▸ What you have to do
Locate all lines with the word "document". Copy them.

▸ Data lines
════════════════
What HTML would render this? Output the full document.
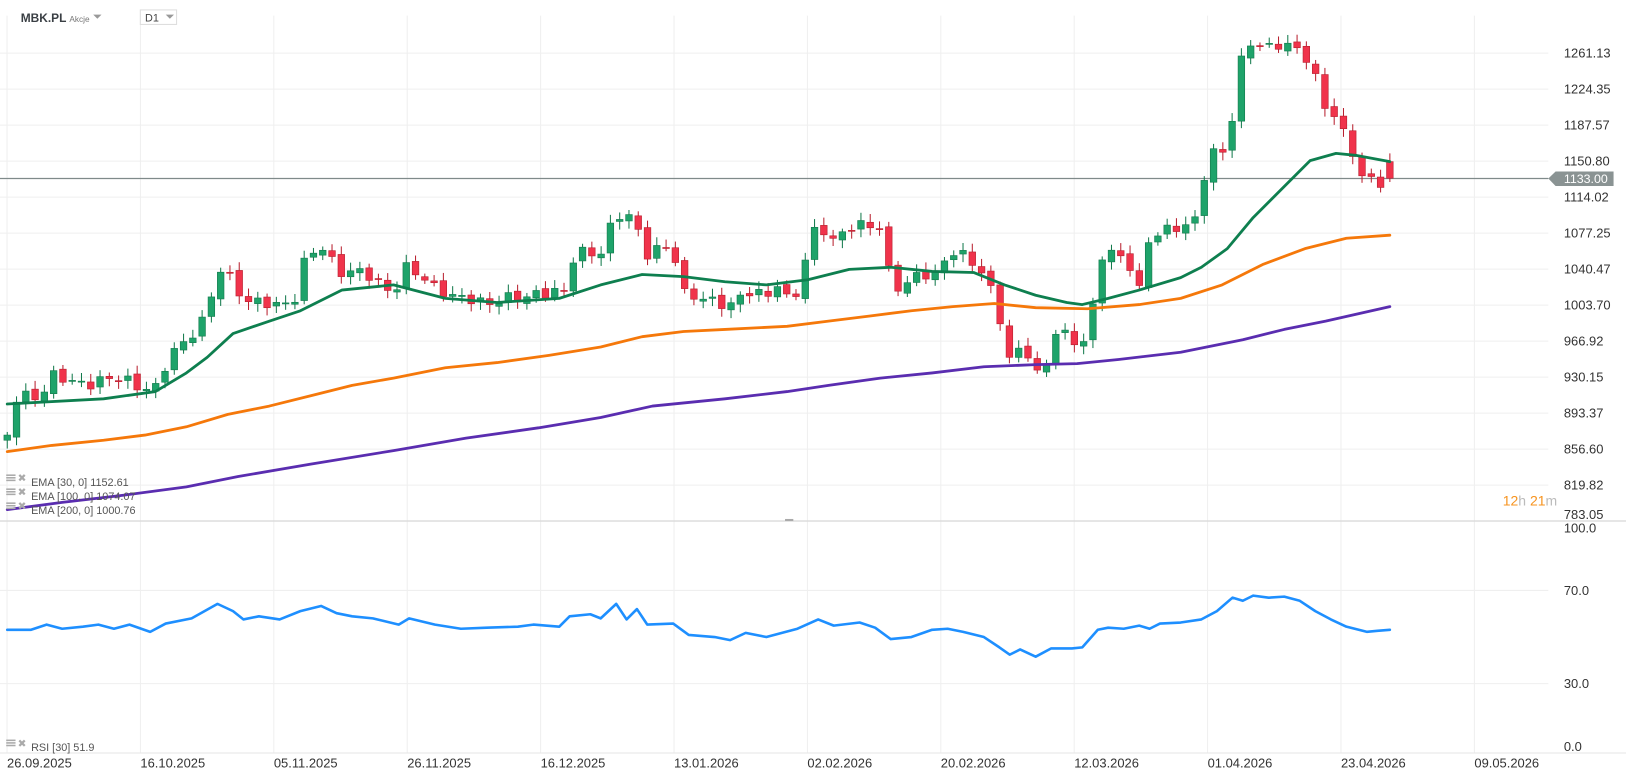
<!DOCTYPE html>
<html><head><meta charset="utf-8">
<style>
html,body{margin:0;padding:0;background:#fff;overflow:hidden}
svg{display:block;font-family:"Liberation Sans",sans-serif}
</style></head>
<body>
<svg id="c" width="1626" height="779" viewBox="0 0 1570 752" xmlns="http://www.w3.org/2000/svg">
<rect width="1570" height="752" fill="#fff"/>
<g id="grid" stroke="#efefef" stroke-width="1"></g>
<line x1="0" y1="503" x2="1570" y2="503" stroke="#d8d8d8" stroke-width="1.2"/>
<line x1="0" y1="727" x2="1570" y2="727" stroke="#e6e6e6" stroke-width="1"/>
<line x1="0" y1="172.3" x2="1495" y2="172.3" stroke="#7f8a8a" stroke-width="1.2"/>
<g id="candles"></g>
<g id="lines"></g>
<polygon points="1495,172.3 1502,165.5 1558,165.5 1558,179.5 1502,179.5" fill="#8a9393"/>
<text x="1510" y="176.8" font-size="12" fill="#fff">1133.00</text>
<g id="ylab" font-size="12.5" fill="#333"></g>
<g font-size="12.5" fill="#333">
<text x="1510" y="514">100.0</text>
<text x="1510" y="574.3">70.0</text>
<text x="1510" y="664.3">30.0</text>
<text x="1510" y="725">0.0</text>
</g>
<g id="xlab" font-size="12.5" fill="#333"></g>
<text x="1451" y="488" font-size="13.5" fill="#f7931e">12<tspan fill="#bbb">h</tspan> 21<tspan fill="#bbb">m</tspan></text>
<text x="20" y="21" font-size="11.5" font-weight="bold" fill="#3a3f44">MBK.PL</text>
<text x="67" y="21" font-size="8" fill="#777">Akcje</text>
<polygon points="90,14 98,14 94,18" fill="#999"/>
<rect x="135.5" y="9.5" width="35" height="14" fill="#fff" stroke="#ddd"/>
<text x="140" y="20.5" font-size="10.5" fill="#444">D1</text>
<polygon points="160,14 168,14 164,18" fill="#999"/>
<g font-size="10.5" fill="#555">
<g id="leg"></g>
<text x="30" y="469">EMA [30, 0] 1152.61</text>
<text x="30" y="482.5">EMA [100, 0] 1074.07</text>
<text x="30" y="496">EMA [200, 0] 1000.76</text>
<text x="30" y="725">RSI [30] 51.9</text>
</g>
<rect x="758" y="501" width="8" height="2" fill="#aaa"/>
</svg>
<script>
const NS="http://www.w3.org/2000/svg";
function el(p,t,a){const e=document.createElementNS(NS,t);for(const k in a)e.setAttribute(k,a[k]);p.appendChild(e);return e;}
const grid=document.getElementById('grid');
for(let k=0;k<12;k++){const x=6.8+128.8*k;el(grid,'line',{x1:x,y1:15,x2:x,y2:727});}
for(let k=0;k<14;k++){const y=51.2+34.76*k;el(grid,'line',{x1:0,y1:y,x2:1495,y2:y});}
el(grid,'line',{x1:0,y1:570,x2:1495,y2:570});el(grid,'line',{x1:0,y1:660,x2:1495,y2:660});
const labs=["1261.13","1224.35","1187.57","1150.80","1114.02","1077.25","1040.47","1003.70","966.92","930.15","893.37","856.60","819.82","783.05"];
const yl=document.getElementById('ylab');
labs.forEach((l,k)=>{let y=51.2+34.76*k+4.3;if(k==13)y=501;const t=el(yl,'text',{x:1510,y:y});t.textContent=l;});
const dates=["26.09.2025","16.10.2025","05.11.2025","26.11.2025","16.12.2025","13.01.2026","02.02.2026","20.02.2026","12.03.2026","01.04.2026","23.04.2026","09.05.2026"];
const xl=document.getElementById('xlab');
dates.forEach((d,k)=>{const t=el(xl,'text',{x:6.8+128.8*k,y:741});t.textContent=d;});
const lg=document.getElementById('leg');
[465,478.5,492,721].forEach(y=>{
 el(lg,'rect',{x:6,y:y-7,width:9,height:1.5,fill:'#aaa'});el(lg,'rect',{x:6,y:y-4.5,width:9,height:1.5,fill:'#aaa'});el(lg,'rect',{x:6,y:y-2,width:9,height:1.5,fill:'#aaa'});
 const t=el(lg,'text',{x:17,y:y,'font-size':10,fill:'#aaa'});t.textContent='✖';
});
const A=[[7,420],[7.1,390],[40,380],[50,360],[70,372],[100,365],[130,370],[150,375],[165,345],[185,320],[200,305],[210,262],[220,265],[240,290],[265,297],[285,285],[295,250],[310,240],[330,260],[350,265],[380,280],[392,260],[410,270],[430,280],[440,290],[470,290],[500,290],[520,280],[545,285],[550,255],[560,240],[580,245],[595,210],[610,205],[625,245],[650,240],[660,280],[690,295],[710,290],[720,280],[740,290],[750,270],[765,295],[780,245],[790,215],[805,230],[820,220],[835,220],[850,215],[862,280],[880,275],[890,260],[900,265],[920,245],[935,250],[950,260],[962,295],[975,350],[990,330],[1000,360],[1010,355],[1020,320],[1030,325],[1045,330],[1055,300],[1065,245],[1075,245],[1090,250],[1100,280],[1105,240],[1120,225],[1140,215],[1155,215],[1165,160],[1175,140],[1185,150],[1195,65],[1210,42],[1225,45],[1240,38],[1255,55],[1268,60],[1275,100],[1290,108],[1300,140],[1315,168],[1330,175],[1342,172]];
function interp(P,x){if(x<=P[0][0])return P[0][1];for(let i=1;i<P.length;i++){if(x<=P[i][0]){const a=P[i-1],b=P[i];return a[1]+(b[1]-a[1])*(x-a[0])/(b[0]-a[0]);}}return P[P.length-1][1];}
const cg=document.getElementById('candles');
const N=150,dx=(1342-7)/(N-1);
let prev=420;
for(let i=0;i<N;i++){
 const x=7+i*dx;
 let c=interp(A,x)+5*Math.sin(i*2.3)+3*Math.sin(i*5.1);
 let o=prev+2*Math.sin(i*1.7);
 if(i==0)o=425;
 if(i==N-1){c=172;o=156;}
 const top=Math.min(o,c),bot=Math.max(o,c);
 const up=c<o;
 const col=up?'#1ea36a':'#f0334b',st=up?'#137a4c':'#b8202f';
 const hi=top-3-5*Math.abs(Math.sin(i*3.7)),lo=bot+3+5*Math.abs(Math.cos(i*2.9));
 el(cg,'line',{x1:x,y1:hi,x2:x,y2:lo,stroke:st,'stroke-width':1});
 el(cg,'rect',{x:x-3.2,y:top,width:6.4,height:Math.max(1,bot-top),fill:col,stroke:st,'stroke-width':0.6});
 prev=c;
}
const lines=document.getElementById('lines');
function pl(pts,col,w){el(lines,'polyline',{points:pts.map(p=>p.join(',')).join(' '),fill:'none',stroke:col,'stroke-width':w,'stroke-linejoin':'round','stroke-linecap':'round'});}
pl([[7,390],[100,385],[150,378],[180,360],[200,345],[225,322],[260,310],[290,300],[330,280],[380,275],[430,288],[480,292],[540,288],[580,275],[620,265],[660,267],[700,272],[740,275],[780,270],[820,260],[860,258],[900,262],[940,263],[970,275],[1000,285],[1030,292],[1045,294],[1070,288],[1100,280],[1140,268],[1160,258],[1185,240],[1210,210],[1240,180],[1265,155],[1290,148],[1310,150],[1342,156]],'#0e7f4f',2.7);
pl([[7,436],[50,430],[100,425],[140,420],[180,412],[220,400],[260,392],[300,382],[340,372],[380,365],[430,355],[480,350],[530,343],[580,335],[620,325],[660,320],[700,318],[760,315],[800,310],[840,305],[880,300],[920,296],[960,293],[1000,297],[1050,298],[1100,294],[1140,288],[1180,275],[1220,255],[1260,240],[1300,230],[1342,227]],'#f5780a',2.7);
pl([[7,492],[60,485],[120,478],[180,470],[230,460],[300,448],[380,435],[450,423],[520,413],[580,403],[630,392],[700,385],[760,378],[800,372],[850,365],[900,360],[950,354],[1000,352],[1040,351],[1080,347],[1140,340],[1200,328],[1240,318],[1280,310],[1342,296]],'#5a2db0',2.7);
pl([[7,608],[30,608],[45,603],[60,607],[80,605],[95,603],[110,607],[125,603],[145,610],[160,602],[185,597],[210,583],[225,590],[235,598],[250,595],[270,598],[290,590],[310,585],[325,592],[340,595],[360,597],[385,603],[395,597],[420,603],[445,607],[470,606],[500,605],[515,603],[540,605],[550,595],[570,593],[580,597],[595,583],[605,598],[615,588],[625,603],[650,602],[665,613],[690,615],[705,618],[720,611],[740,615],[755,611],[770,607],[790,598],[805,604],[830,601],[845,606],[860,617],[880,615],[900,608],[915,607],[930,610],[950,615],[965,625],[975,632],[985,627],[1000,634],[1015,626],[1035,626],[1045,625],[1060,608],[1070,606],[1085,607],[1100,604],[1110,607],[1120,602],[1140,601],[1160,598],[1175,590],[1190,577],[1200,580],[1210,575],[1225,577],[1240,576],[1255,580],[1270,590],[1285,598],[1300,605],[1320,610],[1330,609],[1342,608]],'#1e8fff',2.5);
</script>
</body></html>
════════════════
▸ Result of this exercise
What HTML would render this? Output the full document.
function el(p,t,a){const e=document.createElementNS(NS,t);for(const k in a)e.setAttribute(k,a[k]);p.appendChild(e);return e;}
const grid=document.getElementById('grid');
const yl=document.getElementById('ylab');
const xl=document.getElementById('xlab');
const lg=document.getElementById('leg');
const cg=document.getElementById('candles');
const lines=document.getElementById('lines');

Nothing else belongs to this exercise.